While some “coaches” might give halfway reasonable advice on occasion, you can always count on Leslie’s next utterance to be vile. They also reveal that she appears to do therapy.

    Here are a few Leslie quotes:

    If I’m in the parent-child relationship … we have to word things a little bit differently. We can’t do this praise thing … Our kids will do this: “Look at what I drew, Mom!” And what do we do? “Oh, honey, that’s great.’ Not me. I say, ‘Yeah? And? What do I care? That’s nothing to me.”

    

In the old framework, we include the [adopted] child as if the child is a family member … When I say to parents no, you don’t treat the child like your other children — your other children have earned that place in your family — this child has not.

    

[Leslie]: Since I’ve had [my adopted son] on boardership, he has come up to me several times, because I actually gave them this list. I said, “In case you guys are wondering what it is you’re supposed to be giving to me, here it is.”
    
[Audience member]: By giving him the list and the way he responds to you, do you feel like it’s a genuine response?

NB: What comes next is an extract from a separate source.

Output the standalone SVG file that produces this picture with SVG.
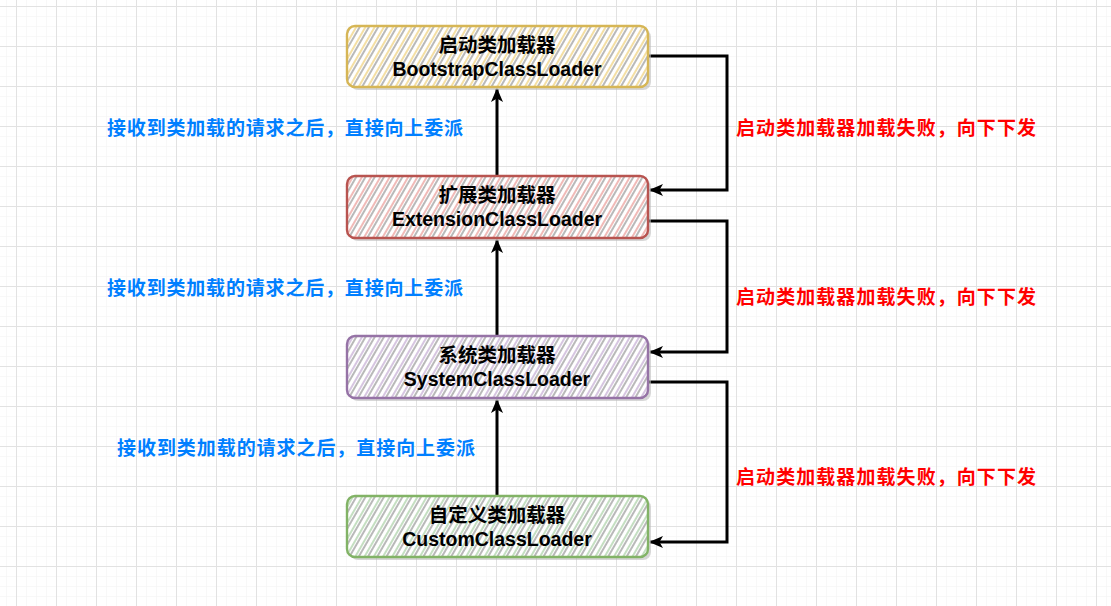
<svg xmlns="http://www.w3.org/2000/svg" width="1111" height="606" viewBox="0 0 1111 606">
<defs>
<pattern id="minor" x="6" y="6" width="10" height="10" patternUnits="userSpaceOnUse">
<path d="M0 0H10M0 0V10" fill="none" stroke="#f2f2f2" stroke-width="1"/>
</pattern>
<pattern id="major" x="16" y="6" width="40" height="40" patternUnits="userSpaceOnUse">
<path d="M0 0.5H40M0.5 0V40" fill="none" stroke="#e2e2e2" stroke-width="1"/>
</pattern>
<pattern id="hY" width="8" height="8" patternUnits="userSpaceOnUse" patternTransform="rotate(30)">
<line x1="2" y1="0" x2="2" y2="8" stroke="#f3dc9a" stroke-width="1.8"/>
<line x1="5" y1="0" x2="5" y2="8" stroke="#8a8a8a" stroke-width="1.2"/>
</pattern>
<pattern id="hR" width="8" height="8" patternUnits="userSpaceOnUse" patternTransform="rotate(30)">
<line x1="2" y1="0" x2="2" y2="8" stroke="#f0b3b0" stroke-width="1.8"/>
<line x1="5" y1="0" x2="5" y2="8" stroke="#8a8a8a" stroke-width="1.2"/>
</pattern>
<pattern id="hP" width="8" height="8" patternUnits="userSpaceOnUse" patternTransform="rotate(30)">
<line x1="2" y1="0" x2="2" y2="8" stroke="#d3c0de" stroke-width="1.8"/>
<line x1="5" y1="0" x2="5" y2="8" stroke="#8a8a8a" stroke-width="1.2"/>
</pattern>
<pattern id="hG" width="8" height="8" patternUnits="userSpaceOnUse" patternTransform="rotate(30)">
<line x1="2" y1="0" x2="2" y2="8" stroke="#bfdcbb" stroke-width="1.8"/>
<line x1="5" y1="0" x2="5" y2="8" stroke="#8a8a8a" stroke-width="1.2"/>
</pattern>
<marker id="arr" viewBox="0 0 14 14" refX="13" refY="7" markerWidth="14" markerHeight="14" markerUnits="userSpaceOnUse" orient="auto">
<path d="M0 1L14 7L0 13L3.5 7Z" fill="#000"/>
</marker>
<style>
.box{stroke-width:2.4}
.shadow{fill:#bdbdbd;opacity:0.6}
.t1{font-family:"Liberation Sans","Noto Sans CJK SC",sans-serif;font-weight:bold;font-size:19.5px;fill:#000;text-anchor:middle}
.t2{font-family:"Liberation Sans","Noto Sans CJK SC",sans-serif;font-weight:bold;font-size:19.5px;fill:#000;text-anchor:middle}
.blue{font-family:"Noto Sans CJK SC",sans-serif;font-weight:bold;font-size:19px;fill:#007fff}
.red{font-family:"Noto Sans CJK SC",sans-serif;font-weight:bold;font-size:19px;fill:#ff0000}
.conn{fill:none;stroke:#000;stroke-width:3}
</style>
</defs>
<rect width="1111" height="606" fill="#fff"/>
<rect width="1111" height="606" fill="url(#minor)"/>
<rect width="1111" height="606" fill="url(#major)"/>

<g id="connectors">
<path class="conn" d="M497 176V89" marker-end="url(#arr)"/>
<path class="conn" d="M497 336V240" marker-end="url(#arr)"/>
<path class="conn" d="M497 496V400" marker-end="url(#arr)"/>
<path class="conn" d="M648 56H727V190H650" marker-end="url(#arr)"/>
<path class="conn" d="M648 221H727V352H650" marker-end="url(#arr)"/>
<path class="conn" d="M648 382H727V542H650" marker-end="url(#arr)"/>
</g>

<g id="node-bootstrap">
<rect class="shadow" x="350" y="29" width="301" height="61" rx="8"/>
<rect x="347" y="26" width="301" height="61" rx="8" fill="#fff"/>
<rect class="box" x="347" y="26" width="301" height="61" rx="8" fill="url(#hY)" stroke="#d6b656"/>
<text class="t1" x="497" y="52">启动类加载器</text>
<text class="t2" x="497" y="76">BootstrapClassLoader</text>
</g>

<g id="node-extension">
<rect class="shadow" x="350" y="179" width="301" height="62" rx="8"/>
<rect x="347" y="176" width="301" height="62" rx="8" fill="#fff"/>
<rect class="box" x="347" y="176" width="301" height="62" rx="8" fill="url(#hR)" stroke="#b85450"/>
<text class="t1" x="497" y="202">扩展类加载器</text>
<text class="t2" x="497" y="226">ExtensionClassLoader</text>
</g>

<g id="node-system">
<rect class="shadow" x="350" y="339" width="301" height="62" rx="8"/>
<rect x="347" y="336" width="301" height="62" rx="8" fill="#fff"/>
<rect class="box" x="347" y="336" width="301" height="62" rx="8" fill="url(#hP)" stroke="#9673a6"/>
<text class="t1" x="497" y="362">系统类加载器</text>
<text class="t2" x="497" y="386">SystemClassLoader</text>
</g>

<g id="node-custom">
<rect class="shadow" x="350" y="499" width="301" height="61" rx="8"/>
<rect x="347" y="496" width="301" height="61" rx="8" fill="#fff"/>
<rect class="box" x="347" y="496" width="301" height="61" rx="8" fill="url(#hG)" stroke="#82b366"/>
<text class="t1" x="497" y="522">自定义类加载器</text>
<text class="t2" x="497" y="546">CustomClassLoader</text>
</g>

<g id="labels">
<text class="blue" x="107" y="135" textLength="356" lengthAdjust="spacing">接收到类加载的请求之后，直接向上委派</text>
<text class="blue" x="107" y="295" textLength="356" lengthAdjust="spacing">接收到类加载的请求之后，直接向上委派</text>
<text class="blue" x="117" y="455" textLength="358" lengthAdjust="spacing">接收到类加载的请求之后，直接向上委派</text>
<text class="red" x="736" y="135" textLength="300" lengthAdjust="spacing">启动类加载器加载失败，向下下发</text>
<text class="red" x="736" y="304" textLength="300" lengthAdjust="spacing">启动类加载器加载失败，向下下发</text>
<text class="red" x="736" y="484" textLength="300" lengthAdjust="spacing">启动类加载器加载失败，向下下发</text>
</g>
</svg>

    [Leslie]: I could give a shit.



    I also told [my three oldest adopted children] I was going to stop hiding my relationship with [my youngest adopted child]. I’m not going to sneak her into my bedroom to hug her and kiss her up all over. Nope. Just going to do it right there in the open! Because they all tell me anyway, “You love her best.” And I say, “You got that wrong. She loves me best. She’s the one who loves me. You guys don’t. … She’s coming to me, I’m not going to her! She pulls her plate and chair over by me at dinner time. “Feed me again, mom.” … She comes to me. She loves me best. It’s all about me!”

    

Typically we have them fill out [the RADQ] before they start therapy.


    
When I’m working with families with very young children, we have put in place the regression interventions very quickly…


    I told one kid just recently, “Don’t. Stop calling your parents ‘mom’ and ‘dad.’ And stop telling them you love them. You don’t! Stupid...”


    
I’m sitting with the girls … and I said, “So. I thought you should know that I talked to your parents, and they are having a perfectly lovely time without you. They’re just loving it. They’re having the best time of their lives.” … Their faces freaked me out. It was like how could you not know that, that your parents are happier without you? 


    
More here:

    http://www.childrenintherapy.org/proponents/leslie.html

    ReplyDelete
  2. Coaches are seldom qualified, often harmful, and usually charge more. Time to stop the abuse!